**Stored data:**
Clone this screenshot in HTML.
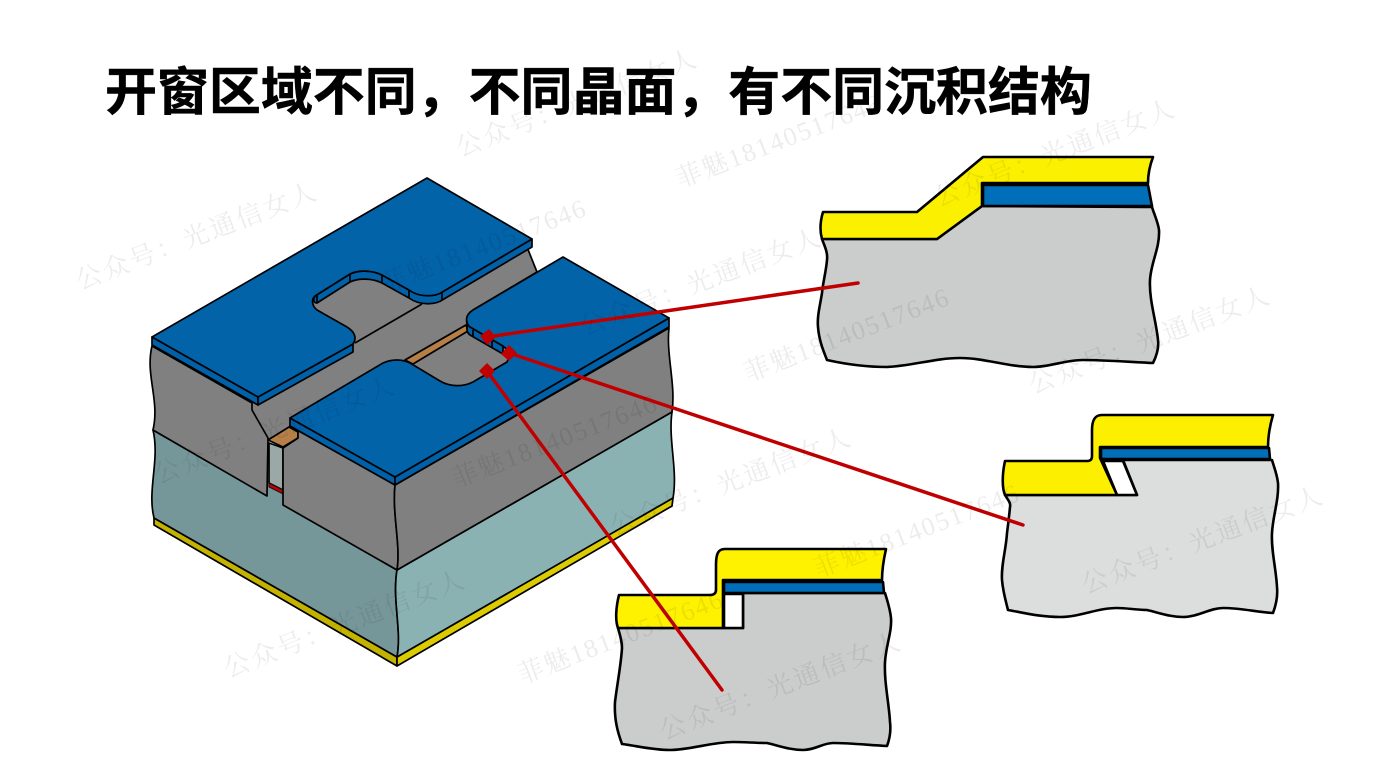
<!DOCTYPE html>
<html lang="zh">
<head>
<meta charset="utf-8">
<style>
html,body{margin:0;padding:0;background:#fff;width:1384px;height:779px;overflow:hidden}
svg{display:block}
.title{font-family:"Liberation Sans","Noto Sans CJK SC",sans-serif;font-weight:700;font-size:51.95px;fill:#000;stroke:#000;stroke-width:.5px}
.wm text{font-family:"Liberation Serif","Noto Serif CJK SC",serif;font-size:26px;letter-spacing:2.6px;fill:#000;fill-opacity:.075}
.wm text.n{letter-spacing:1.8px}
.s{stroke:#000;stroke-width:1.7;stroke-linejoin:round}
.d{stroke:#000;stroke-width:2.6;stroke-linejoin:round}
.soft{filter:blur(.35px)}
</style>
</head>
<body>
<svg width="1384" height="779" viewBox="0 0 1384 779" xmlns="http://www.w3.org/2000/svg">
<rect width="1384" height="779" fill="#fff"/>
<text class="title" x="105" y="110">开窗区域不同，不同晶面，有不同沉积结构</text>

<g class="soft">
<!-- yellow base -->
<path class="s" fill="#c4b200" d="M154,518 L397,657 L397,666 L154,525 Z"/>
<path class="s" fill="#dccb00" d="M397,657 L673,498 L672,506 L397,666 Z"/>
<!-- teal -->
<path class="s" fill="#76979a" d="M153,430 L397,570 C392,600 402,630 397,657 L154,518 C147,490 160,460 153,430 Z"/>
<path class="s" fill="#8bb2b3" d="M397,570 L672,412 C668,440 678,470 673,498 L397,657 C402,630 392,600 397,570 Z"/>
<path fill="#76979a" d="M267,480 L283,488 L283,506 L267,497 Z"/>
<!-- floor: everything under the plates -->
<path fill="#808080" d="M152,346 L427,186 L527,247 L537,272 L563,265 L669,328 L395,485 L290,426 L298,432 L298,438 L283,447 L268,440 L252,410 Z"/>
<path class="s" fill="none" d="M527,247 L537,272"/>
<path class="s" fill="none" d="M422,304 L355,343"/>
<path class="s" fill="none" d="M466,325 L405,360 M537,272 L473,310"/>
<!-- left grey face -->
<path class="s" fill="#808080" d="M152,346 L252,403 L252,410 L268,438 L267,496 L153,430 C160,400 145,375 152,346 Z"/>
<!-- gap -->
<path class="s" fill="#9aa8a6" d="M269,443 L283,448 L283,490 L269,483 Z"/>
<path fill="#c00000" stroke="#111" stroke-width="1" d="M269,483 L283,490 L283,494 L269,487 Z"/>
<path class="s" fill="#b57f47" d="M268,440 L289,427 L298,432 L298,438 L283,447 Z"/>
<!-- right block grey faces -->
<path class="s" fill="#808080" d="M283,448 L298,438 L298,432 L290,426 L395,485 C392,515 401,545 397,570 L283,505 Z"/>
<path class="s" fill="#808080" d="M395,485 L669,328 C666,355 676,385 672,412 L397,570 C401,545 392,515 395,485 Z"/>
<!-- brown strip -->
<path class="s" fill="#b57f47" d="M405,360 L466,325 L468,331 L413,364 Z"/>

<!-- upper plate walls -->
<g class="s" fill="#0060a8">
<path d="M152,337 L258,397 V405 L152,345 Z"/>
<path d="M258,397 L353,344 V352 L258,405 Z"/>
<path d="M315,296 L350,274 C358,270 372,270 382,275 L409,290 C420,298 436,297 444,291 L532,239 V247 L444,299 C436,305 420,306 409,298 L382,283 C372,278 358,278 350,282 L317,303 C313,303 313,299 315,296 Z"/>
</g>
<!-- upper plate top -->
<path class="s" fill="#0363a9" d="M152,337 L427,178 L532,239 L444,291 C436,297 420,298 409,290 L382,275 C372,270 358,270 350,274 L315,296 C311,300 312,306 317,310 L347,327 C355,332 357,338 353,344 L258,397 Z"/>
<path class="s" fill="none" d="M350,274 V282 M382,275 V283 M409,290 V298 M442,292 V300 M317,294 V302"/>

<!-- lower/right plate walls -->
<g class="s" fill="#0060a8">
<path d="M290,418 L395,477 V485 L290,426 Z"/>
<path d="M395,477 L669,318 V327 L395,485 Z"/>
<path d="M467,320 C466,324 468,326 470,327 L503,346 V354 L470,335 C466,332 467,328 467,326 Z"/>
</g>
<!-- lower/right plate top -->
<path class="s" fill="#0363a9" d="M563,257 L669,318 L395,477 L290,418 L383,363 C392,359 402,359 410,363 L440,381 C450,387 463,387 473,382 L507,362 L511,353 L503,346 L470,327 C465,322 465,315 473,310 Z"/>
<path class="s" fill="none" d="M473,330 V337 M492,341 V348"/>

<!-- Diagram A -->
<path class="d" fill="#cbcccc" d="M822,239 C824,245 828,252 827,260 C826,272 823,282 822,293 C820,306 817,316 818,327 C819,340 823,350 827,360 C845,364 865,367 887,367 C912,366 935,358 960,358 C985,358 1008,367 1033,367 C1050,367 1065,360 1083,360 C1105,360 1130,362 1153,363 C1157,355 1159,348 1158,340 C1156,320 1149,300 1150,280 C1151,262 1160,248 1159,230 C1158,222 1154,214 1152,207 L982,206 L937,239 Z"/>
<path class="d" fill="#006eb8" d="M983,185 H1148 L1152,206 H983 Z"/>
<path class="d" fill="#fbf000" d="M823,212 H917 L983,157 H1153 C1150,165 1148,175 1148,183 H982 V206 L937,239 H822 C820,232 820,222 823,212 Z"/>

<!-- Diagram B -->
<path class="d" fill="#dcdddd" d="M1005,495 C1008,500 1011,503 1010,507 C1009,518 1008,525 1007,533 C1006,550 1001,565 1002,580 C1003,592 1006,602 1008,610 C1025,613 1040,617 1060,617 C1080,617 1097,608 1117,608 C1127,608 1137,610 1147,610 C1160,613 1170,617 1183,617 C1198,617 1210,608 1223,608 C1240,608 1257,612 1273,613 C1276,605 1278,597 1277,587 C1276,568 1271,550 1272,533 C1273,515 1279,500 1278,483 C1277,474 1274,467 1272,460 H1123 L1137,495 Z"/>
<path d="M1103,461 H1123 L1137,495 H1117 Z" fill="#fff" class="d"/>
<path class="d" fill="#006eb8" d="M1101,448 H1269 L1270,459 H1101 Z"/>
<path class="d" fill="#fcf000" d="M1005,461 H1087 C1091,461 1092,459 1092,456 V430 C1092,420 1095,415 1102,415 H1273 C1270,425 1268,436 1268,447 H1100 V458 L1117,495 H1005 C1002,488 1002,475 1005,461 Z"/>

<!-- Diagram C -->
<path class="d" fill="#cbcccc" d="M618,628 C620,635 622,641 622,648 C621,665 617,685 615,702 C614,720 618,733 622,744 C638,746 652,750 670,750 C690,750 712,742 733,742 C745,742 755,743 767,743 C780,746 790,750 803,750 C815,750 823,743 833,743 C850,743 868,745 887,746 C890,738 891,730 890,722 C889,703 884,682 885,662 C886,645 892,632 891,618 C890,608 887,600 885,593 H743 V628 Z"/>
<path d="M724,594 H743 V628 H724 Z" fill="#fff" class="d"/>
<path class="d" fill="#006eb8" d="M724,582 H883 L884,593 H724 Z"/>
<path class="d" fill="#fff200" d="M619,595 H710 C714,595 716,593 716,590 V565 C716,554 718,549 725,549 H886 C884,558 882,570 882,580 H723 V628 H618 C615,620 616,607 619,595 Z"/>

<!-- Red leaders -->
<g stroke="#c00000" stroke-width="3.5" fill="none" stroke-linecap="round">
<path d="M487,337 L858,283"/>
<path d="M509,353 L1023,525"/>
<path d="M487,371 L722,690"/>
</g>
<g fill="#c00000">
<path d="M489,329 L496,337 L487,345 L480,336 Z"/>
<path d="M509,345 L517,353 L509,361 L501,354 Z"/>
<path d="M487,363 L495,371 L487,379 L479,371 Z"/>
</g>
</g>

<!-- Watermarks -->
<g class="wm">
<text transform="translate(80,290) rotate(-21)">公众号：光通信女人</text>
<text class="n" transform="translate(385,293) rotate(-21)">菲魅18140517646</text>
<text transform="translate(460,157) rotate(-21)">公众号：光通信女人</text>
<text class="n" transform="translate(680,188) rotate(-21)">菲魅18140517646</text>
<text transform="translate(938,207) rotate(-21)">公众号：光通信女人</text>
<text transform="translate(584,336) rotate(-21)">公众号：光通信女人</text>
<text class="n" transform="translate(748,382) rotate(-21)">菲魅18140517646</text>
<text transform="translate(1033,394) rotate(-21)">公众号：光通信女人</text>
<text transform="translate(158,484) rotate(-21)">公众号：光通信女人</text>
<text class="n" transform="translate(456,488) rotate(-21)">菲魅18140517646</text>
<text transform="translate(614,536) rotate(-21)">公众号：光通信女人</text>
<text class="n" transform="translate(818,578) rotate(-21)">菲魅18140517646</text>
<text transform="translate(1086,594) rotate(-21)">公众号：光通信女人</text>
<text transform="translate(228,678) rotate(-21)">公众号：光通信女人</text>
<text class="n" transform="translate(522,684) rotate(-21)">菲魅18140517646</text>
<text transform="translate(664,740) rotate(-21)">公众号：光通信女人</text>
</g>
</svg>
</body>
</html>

==

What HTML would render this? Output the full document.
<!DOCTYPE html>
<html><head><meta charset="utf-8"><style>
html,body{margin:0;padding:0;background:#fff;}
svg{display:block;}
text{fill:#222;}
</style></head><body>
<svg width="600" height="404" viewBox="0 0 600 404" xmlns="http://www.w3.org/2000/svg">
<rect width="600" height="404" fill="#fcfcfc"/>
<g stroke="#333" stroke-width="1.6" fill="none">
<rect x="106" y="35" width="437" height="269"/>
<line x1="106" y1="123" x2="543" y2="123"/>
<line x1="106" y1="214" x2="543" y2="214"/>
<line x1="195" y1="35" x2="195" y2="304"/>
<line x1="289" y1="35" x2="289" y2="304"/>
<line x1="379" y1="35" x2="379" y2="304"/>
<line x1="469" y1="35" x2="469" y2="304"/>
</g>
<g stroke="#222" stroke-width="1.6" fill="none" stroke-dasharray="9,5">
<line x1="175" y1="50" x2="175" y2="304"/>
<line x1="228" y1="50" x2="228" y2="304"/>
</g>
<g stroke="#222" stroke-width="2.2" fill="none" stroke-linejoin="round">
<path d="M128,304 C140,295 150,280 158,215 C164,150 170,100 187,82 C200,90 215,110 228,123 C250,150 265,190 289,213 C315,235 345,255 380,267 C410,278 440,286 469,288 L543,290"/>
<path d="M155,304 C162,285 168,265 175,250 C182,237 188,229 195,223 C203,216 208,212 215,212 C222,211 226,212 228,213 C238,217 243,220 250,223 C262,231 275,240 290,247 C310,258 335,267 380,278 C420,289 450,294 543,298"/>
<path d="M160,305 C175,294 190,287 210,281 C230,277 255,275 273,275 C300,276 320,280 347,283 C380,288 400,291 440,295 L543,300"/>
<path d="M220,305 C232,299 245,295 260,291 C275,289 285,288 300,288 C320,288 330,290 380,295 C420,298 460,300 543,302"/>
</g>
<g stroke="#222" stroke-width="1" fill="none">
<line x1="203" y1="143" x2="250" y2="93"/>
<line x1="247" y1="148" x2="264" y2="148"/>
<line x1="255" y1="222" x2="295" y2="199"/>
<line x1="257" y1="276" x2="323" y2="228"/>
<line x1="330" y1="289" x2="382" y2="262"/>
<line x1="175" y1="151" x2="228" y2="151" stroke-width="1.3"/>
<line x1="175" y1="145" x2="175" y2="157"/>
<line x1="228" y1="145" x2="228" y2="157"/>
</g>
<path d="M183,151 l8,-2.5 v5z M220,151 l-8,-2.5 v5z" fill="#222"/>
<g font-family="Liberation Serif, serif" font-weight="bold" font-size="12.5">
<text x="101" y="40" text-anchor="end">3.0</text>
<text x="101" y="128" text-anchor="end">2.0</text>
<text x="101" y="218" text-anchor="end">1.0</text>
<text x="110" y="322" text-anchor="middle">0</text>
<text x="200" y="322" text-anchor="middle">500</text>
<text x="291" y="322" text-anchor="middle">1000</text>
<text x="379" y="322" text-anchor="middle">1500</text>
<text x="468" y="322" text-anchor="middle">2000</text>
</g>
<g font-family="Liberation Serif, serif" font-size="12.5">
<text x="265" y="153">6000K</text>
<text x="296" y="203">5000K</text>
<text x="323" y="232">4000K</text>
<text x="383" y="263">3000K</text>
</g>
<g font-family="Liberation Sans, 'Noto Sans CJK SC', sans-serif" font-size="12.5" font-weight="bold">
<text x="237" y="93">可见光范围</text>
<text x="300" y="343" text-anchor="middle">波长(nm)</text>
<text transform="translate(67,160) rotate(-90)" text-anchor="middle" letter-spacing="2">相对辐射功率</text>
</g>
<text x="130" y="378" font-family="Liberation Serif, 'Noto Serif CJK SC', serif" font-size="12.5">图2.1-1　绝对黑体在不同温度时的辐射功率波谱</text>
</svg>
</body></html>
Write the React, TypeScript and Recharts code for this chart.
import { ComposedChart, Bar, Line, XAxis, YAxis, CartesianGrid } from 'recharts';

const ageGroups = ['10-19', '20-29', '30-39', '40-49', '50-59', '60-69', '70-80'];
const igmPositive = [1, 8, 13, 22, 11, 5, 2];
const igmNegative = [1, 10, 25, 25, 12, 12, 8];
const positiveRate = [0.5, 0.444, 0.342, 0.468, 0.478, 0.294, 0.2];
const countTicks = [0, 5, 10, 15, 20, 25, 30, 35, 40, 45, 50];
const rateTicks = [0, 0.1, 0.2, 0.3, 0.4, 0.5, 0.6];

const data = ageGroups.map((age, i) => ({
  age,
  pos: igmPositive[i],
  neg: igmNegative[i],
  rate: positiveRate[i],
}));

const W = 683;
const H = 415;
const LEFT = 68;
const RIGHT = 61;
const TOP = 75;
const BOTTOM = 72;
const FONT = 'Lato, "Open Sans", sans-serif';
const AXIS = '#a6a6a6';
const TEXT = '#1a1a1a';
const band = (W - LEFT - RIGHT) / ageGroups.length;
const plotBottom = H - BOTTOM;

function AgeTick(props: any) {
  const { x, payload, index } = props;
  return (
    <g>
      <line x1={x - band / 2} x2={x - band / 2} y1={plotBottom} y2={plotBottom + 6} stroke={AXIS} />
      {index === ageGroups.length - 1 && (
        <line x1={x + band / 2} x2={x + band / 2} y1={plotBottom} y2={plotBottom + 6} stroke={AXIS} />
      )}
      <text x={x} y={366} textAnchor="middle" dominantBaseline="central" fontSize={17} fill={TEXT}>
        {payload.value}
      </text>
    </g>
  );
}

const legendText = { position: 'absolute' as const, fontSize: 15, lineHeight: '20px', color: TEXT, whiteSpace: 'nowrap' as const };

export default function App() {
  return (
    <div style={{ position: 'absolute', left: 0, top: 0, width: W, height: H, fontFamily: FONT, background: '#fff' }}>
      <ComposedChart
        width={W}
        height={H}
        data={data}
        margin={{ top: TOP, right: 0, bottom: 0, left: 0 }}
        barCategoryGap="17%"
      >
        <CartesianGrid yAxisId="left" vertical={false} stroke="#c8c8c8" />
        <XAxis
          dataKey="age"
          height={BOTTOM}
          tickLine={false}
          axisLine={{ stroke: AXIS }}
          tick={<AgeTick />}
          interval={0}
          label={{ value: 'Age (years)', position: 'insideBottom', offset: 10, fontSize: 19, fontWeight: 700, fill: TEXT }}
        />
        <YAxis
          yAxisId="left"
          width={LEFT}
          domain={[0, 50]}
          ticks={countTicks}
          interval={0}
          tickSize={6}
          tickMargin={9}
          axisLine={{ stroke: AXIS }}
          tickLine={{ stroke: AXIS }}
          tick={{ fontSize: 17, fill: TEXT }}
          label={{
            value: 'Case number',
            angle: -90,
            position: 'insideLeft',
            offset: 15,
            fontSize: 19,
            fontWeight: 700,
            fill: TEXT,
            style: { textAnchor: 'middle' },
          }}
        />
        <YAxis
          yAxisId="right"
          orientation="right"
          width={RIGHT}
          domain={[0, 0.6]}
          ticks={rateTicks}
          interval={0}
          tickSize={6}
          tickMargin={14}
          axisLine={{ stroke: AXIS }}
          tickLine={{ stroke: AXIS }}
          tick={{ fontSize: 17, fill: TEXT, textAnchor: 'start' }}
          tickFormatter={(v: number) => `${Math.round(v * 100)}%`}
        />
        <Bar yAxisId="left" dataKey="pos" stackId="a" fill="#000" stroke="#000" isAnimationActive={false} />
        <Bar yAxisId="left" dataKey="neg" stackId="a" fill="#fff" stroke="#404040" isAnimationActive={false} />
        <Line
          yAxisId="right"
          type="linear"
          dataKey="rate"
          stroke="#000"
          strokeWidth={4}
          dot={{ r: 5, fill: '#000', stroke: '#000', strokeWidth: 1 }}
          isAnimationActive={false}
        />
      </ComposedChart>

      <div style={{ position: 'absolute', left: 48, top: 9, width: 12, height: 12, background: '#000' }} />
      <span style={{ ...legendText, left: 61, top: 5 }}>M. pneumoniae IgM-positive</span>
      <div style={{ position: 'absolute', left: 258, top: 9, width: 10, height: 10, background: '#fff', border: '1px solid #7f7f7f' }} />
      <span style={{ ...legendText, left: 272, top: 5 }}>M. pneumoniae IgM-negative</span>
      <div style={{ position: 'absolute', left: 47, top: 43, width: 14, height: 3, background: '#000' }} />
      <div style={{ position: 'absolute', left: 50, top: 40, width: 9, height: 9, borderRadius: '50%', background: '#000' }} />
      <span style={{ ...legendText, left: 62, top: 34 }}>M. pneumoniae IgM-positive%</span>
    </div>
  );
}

**Exercise requirements:**
Would you quote everything above from the line containing "Write the React, TypeScript" down to the line containing "const rateTicks = [0, 0.1, 0.2, 0.3, 0.4, 0.5, 0.6];"? Include both of those lines and nothing else.

**Answer to this task:**
Write the React, TypeScript and Recharts code for this chart.
import { ComposedChart, Bar, Line, XAxis, YAxis, CartesianGrid } from 'recharts';

const ageGroups = ['10-19', '20-29', '30-39', '40-49', '50-59', '60-69', '70-80'];
const igmPositive = [1, 8, 13, 22, 11, 5, 2];
const igmNegative = [1, 10, 25, 25, 12, 12, 8];
const positiveRate = [0.5, 0.444, 0.342, 0.468, 0.478, 0.294, 0.2];
const countTicks = [0, 5, 10, 15, 20, 25, 30, 35, 40, 45, 50];
const rateTicks = [0, 0.1, 0.2, 0.3, 0.4, 0.5, 0.6];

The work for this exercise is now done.